The Japanese were, however, fully alive to their danger, and whilst they had been manoeuvred out of their positions along the Yenbauk Chaung, they were now occupying several strong positions, known as ‘Bean’, ‘Banana’ and Point 233, south of Yebadin village.
A plan of attack was made for the following day. A company of 1/8th Garhwal Rifles was to secure ‘Banana’ by 1330; at 1425 two more companies from the same battalion would attack ‘Bean’, supported by A Squadron; when this had been taken, the tanks would support 1st Lincoln’s assault on Point 233.
The results were disappointing, as Major Bucknall’s account shows:
‘At 1430 we moved into the paddy and began to plaster “Bean”. I could see the Garhwalis streaming across the paddy onto the “Bean” feature. Almost at once I saw a stream of bullets kicking up the dust all round them. The fire was coming in enfilade from “Banana”, which meant that it had not been taken in the earlier assault.
‘The end of the day came with none of the objectives secured. At nightfall we went back to harbour at Saingkhon, carrying on the tanks about seventy wounded Garhwalis.
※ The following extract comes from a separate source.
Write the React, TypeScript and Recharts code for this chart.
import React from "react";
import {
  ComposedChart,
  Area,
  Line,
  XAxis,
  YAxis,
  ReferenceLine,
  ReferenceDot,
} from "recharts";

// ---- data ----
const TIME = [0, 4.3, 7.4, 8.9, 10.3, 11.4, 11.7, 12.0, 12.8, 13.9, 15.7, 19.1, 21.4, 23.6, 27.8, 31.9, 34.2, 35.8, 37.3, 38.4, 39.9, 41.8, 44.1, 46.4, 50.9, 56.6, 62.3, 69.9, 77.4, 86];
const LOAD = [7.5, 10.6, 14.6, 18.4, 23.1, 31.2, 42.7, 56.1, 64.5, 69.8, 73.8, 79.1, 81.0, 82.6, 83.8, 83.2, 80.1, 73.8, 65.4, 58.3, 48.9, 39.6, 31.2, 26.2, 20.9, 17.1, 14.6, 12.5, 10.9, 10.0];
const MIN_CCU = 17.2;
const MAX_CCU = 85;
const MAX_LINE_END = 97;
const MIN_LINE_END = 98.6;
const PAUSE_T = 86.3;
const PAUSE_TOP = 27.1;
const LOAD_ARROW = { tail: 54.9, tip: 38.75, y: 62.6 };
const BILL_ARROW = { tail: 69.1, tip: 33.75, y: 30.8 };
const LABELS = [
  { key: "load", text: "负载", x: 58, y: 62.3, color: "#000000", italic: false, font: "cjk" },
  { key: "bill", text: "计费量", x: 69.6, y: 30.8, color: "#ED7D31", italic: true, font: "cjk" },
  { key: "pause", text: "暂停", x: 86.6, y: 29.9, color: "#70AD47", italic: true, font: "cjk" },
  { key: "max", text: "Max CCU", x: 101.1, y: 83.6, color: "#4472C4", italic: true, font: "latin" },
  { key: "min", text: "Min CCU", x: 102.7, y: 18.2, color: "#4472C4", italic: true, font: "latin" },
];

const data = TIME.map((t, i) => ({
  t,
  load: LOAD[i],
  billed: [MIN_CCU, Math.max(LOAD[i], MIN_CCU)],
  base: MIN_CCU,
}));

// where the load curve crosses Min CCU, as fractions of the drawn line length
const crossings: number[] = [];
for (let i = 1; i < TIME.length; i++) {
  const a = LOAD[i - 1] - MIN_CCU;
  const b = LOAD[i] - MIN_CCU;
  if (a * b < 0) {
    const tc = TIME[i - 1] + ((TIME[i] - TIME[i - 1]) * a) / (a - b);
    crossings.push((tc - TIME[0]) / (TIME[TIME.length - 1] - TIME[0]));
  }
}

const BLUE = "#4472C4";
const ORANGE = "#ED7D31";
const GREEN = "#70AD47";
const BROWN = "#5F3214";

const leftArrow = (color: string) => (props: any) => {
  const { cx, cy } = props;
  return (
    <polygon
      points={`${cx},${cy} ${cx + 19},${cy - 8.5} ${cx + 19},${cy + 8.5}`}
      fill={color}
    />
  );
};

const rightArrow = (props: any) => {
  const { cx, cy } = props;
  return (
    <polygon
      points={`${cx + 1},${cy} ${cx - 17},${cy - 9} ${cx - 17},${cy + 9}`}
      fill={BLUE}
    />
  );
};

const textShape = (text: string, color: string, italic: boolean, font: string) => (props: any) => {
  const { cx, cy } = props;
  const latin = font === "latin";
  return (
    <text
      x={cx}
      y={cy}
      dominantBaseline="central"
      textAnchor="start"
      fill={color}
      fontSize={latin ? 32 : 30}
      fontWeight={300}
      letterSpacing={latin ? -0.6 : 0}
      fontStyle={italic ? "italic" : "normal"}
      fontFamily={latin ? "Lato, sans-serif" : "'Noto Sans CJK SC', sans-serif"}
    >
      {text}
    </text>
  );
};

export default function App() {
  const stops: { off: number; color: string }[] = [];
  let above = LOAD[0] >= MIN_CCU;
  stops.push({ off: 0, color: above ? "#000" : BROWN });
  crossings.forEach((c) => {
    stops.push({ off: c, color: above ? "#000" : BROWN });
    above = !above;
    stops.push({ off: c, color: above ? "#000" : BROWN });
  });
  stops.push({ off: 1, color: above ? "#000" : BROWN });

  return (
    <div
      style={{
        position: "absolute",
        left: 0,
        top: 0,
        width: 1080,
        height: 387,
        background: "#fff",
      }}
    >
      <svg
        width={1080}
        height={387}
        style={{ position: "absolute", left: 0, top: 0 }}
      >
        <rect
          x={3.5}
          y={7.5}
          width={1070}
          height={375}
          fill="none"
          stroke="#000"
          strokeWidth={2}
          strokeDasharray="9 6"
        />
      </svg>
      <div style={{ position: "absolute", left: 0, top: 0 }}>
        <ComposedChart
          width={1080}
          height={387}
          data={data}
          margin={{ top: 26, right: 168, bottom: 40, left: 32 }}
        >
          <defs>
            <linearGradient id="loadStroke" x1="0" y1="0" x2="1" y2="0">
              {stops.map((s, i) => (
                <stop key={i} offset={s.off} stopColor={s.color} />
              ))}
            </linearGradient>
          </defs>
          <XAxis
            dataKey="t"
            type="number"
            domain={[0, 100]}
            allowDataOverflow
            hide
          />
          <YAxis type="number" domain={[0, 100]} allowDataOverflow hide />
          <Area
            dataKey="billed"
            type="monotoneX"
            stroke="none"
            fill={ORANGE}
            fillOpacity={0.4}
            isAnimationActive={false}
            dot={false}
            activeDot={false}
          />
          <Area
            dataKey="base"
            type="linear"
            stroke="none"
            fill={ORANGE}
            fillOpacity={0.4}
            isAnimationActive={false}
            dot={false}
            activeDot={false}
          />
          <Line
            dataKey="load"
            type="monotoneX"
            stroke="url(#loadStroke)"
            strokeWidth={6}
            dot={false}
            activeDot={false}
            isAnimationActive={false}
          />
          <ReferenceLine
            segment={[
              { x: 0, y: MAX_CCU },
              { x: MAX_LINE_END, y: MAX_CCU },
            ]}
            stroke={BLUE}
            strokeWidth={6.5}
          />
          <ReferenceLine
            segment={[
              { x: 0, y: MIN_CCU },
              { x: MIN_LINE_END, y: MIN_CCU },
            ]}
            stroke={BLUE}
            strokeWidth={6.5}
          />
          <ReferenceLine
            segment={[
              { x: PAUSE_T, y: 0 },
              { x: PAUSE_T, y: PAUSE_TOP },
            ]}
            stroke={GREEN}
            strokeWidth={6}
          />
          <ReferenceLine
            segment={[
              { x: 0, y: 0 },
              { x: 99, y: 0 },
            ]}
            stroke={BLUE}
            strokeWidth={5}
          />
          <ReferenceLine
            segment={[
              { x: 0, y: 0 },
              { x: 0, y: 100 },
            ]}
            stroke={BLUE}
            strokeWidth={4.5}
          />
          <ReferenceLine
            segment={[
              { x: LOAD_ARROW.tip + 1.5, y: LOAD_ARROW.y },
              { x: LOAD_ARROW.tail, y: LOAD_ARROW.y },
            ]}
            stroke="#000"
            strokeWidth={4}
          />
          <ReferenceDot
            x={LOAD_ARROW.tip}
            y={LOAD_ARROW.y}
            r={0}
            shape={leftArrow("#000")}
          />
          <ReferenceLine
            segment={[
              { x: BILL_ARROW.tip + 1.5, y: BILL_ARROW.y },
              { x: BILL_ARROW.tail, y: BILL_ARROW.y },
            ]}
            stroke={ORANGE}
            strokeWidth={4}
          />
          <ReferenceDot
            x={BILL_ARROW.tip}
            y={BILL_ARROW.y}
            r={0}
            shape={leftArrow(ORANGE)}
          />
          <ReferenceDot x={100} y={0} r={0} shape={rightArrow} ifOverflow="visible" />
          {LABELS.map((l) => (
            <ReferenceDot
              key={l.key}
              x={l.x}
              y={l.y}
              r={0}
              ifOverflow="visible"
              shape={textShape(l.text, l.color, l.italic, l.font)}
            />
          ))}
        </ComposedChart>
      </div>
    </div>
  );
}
I was loath to do this because it was a very rough ride and I thought it would do them more harm than good. However, we got them back and were very glad to be able to do so.’
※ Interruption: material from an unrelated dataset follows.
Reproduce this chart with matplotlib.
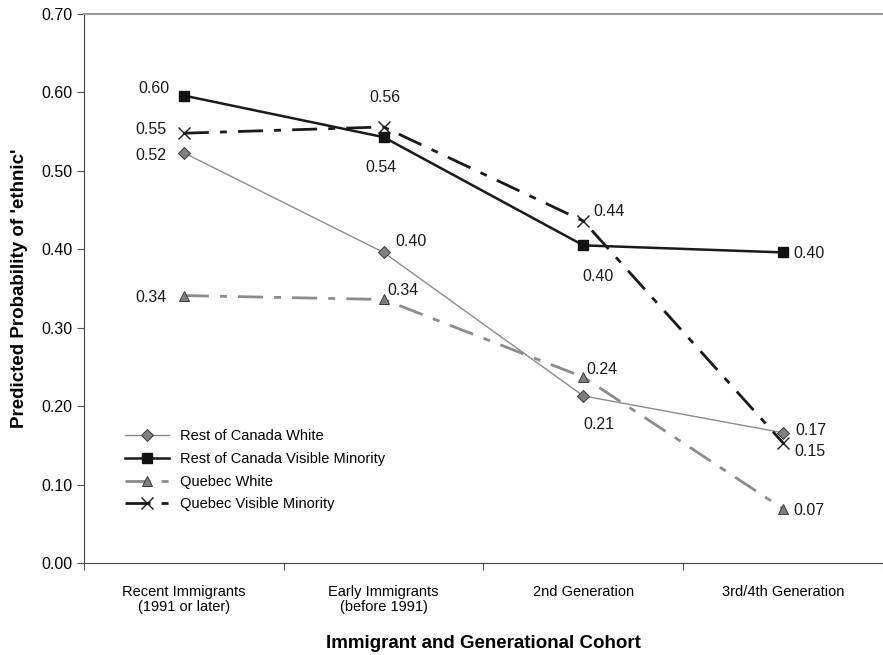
import matplotlib
matplotlib.use('Agg')
import matplotlib.pyplot as plt

plt.rcParams['font.family'] = ['Liberation Sans', 'DejaVu Sans']

cohorts = ['Recent Immigrants\n(1991 or later)', 'Early Immigrants\n(before 1991)',
           '2nd Generation', '3rd/4th Generation']
roc_white = [0.523, 0.396, 0.213, 0.166]
roc_vm = [0.596, 0.543, 0.405, 0.396]
qc_white = [0.341, 0.336, 0.237, 0.069]
qc_vm = [0.548, 0.556, 0.436, 0.153]

# label text and pixel offset of the label centre from its point
lbl_roc_white = ['0.52', '0.40', '0.21', '0.17']
lbl_roc_vm = ['0.60', '0.54', '0.40', '0.40']
lbl_qc_white = ['0.34', '0.34', '0.24', '0.07']
lbl_qc_vm = ['0.55', '0.56', '0.44', '0.15']

off_roc_white = [(-33, -3), (27, 11), (16, -29), (28, 2)]
off_roc_vm = [(-30, 7), (-3, -30), (15, -31), (26, -1)]
off_qc_white = [(-33, -2), (19, 9), (19, 8), (26, -2)]
off_qc_vm = [(-33, 4), (1, 29), (26, 10), (27, -9)]

fig = plt.figure(figsize=(8.83, 6.55), dpi=100)
ax = fig.add_axes([0.0951, 0.1405, 0.9049, 0.8381])

x = [0.5, 1.5, 2.5, 3.5]
dashdot = (0, (9, 4, 2.5, 4))

ax.plot(x, roc_white, color='#8c8c8c', lw=1, marker='D', ms=6.5,
        mfc='#7f7f7f', mec='#3a3a3a', mew=0.7, label='Rest of Canada White')
ax.plot(x, roc_vm, color='#1a1a1a', lw=1.8, marker='s', ms=6.5,
        mfc='#111111', mec='#111111', label='Rest of Canada Visible Minority')
ax.plot(x, qc_white, color='#8c8c8c', lw=2, linestyle=dashdot, marker='^', ms=7,
        mfc='#7f7f7f', mec='#3a3a3a', mew=0.7, label='Quebec White')
ax.plot(x, qc_vm, color='#1a1a1a', lw=2, linestyle=dashdot, marker='x', ms=8,
        mec='#1a1a1a', mew=1, label='Quebec Visible Minority')

for vals, lbls, offs in [(roc_white, lbl_roc_white, off_roc_white),
                         (roc_vm, lbl_roc_vm, off_roc_vm),
                         (qc_white, lbl_qc_white, off_qc_white),
                         (qc_vm, lbl_qc_vm, off_qc_vm)]:
    for xi, v, t, o in zip(x, vals, lbls, offs):
        ax.annotate(t, (xi, v), xytext=o, textcoords='offset pixels',
                    ha='center', va='center', fontsize=11.5, color='#1a1a1a')

ax.set_xlim(0, 4)
ax.set_ylim(0, 0.7)
ax.set_yticks([i / 10 for i in range(8)])
ax.set_yticklabels(['%.2f' % (i / 10) for i in range(8)], fontsize=11.5)
ax.set_xticks([0, 1, 2, 3, 4])
ax.set_xticklabels([])
ax.set_xticks(x, minor=True)
ax.set_xticklabels(cohorts, minor=True, fontsize=10.5, linespacing=1.05)
ax.tick_params(axis='x', which='minor', length=0, pad=16)
ax.tick_params(axis='x', which='major', length=5, direction='out', color='#555555')
ax.tick_params(axis='y', length=5, direction='out', color='#555555')

ax.spines['right'].set_visible(False)
ax.spines['top'].set_color('#999999')
ax.spines['top'].set_linewidth(1.5)
ax.spines['left'].set_color('#444444')
ax.spines['bottom'].set_color('#444444')

ax.set_ylabel("Predicted Probability of 'ethnic'", fontsize=13.5, fontweight='bold',
              labelpad=9)
ax.set_xlabel('Immigrant and Generational Cohort', fontsize=13.5, fontweight='bold',
              labelpad=15)

ax.legend(loc='lower left', bbox_to_anchor=(0.035, 0.07), frameon=False, fontsize=10.5,
          handlelength=3.0, labelspacing=0.6)

fig.savefig('out.png', dpi=100)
Throughout the action, the Japanese had mortared the tanks continuously, but had only succeeded in slightly wounding three of the commanders.
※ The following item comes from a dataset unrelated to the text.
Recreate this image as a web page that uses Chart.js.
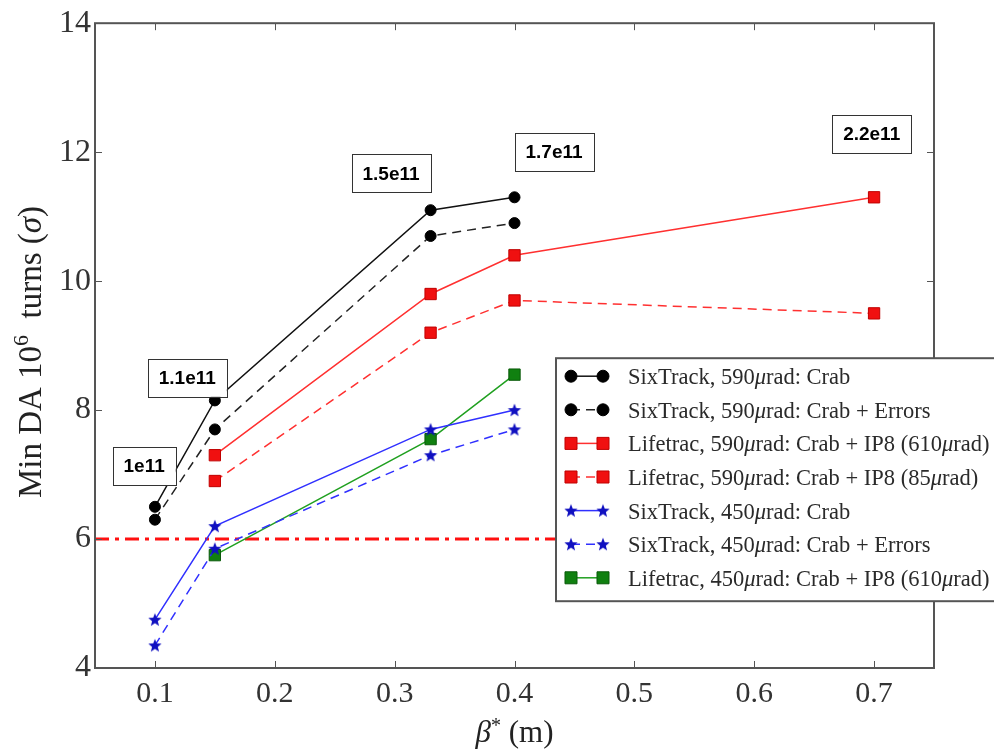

During the 5th February the pressure was maintained on ‘Bean’ and ‘Banana’, the tanks firing several hundred rounds into the two features to good effect, for during the night the enemy withdrew.
The back of the Japanese resistance had now been broken, but the enemy’s rearguard put up a stiff and prolonged fight in an attempt to gain time for their comrades’ evacuation to the mainland. They had mined the road, using 500-pound aerial bombs connected to anti-tank mines to slow down the tanks, and they contested every possible defensive position.
It took three days to cover the six miles from Yebadin to Ramree Town, and throughout the Lees were engaged in numerous small actions against machine guns and bunkers. A captured British 25-pounder could have caused serious damage, but was spotted by a sharp-eyed tank commander before it could open fire, and was destroyed. Another troop arrived, having come up the now open road from Kyaukpyu across the Yenbauk Chaung.
During the morning of 9th February 71st Brigade broke through the last thin crust of the defence, and infantry and tanks fanned out across the paddy to enter Ramree unopposed.
Very few of the Japanese garrison escaped. They had conducted a skilful and stubborn defence, but now they were hunted down amongst the chaungs of the east coast, which had been blocked by the Navy, and an attempt at rescue from the mainland was easily foiled.
A captured officer remarked that the arrival of tanks at Yebadin, which was completely unexpected, had upset the entire plan of defence. The moral effect of the weapon had clearly been as great as the physical.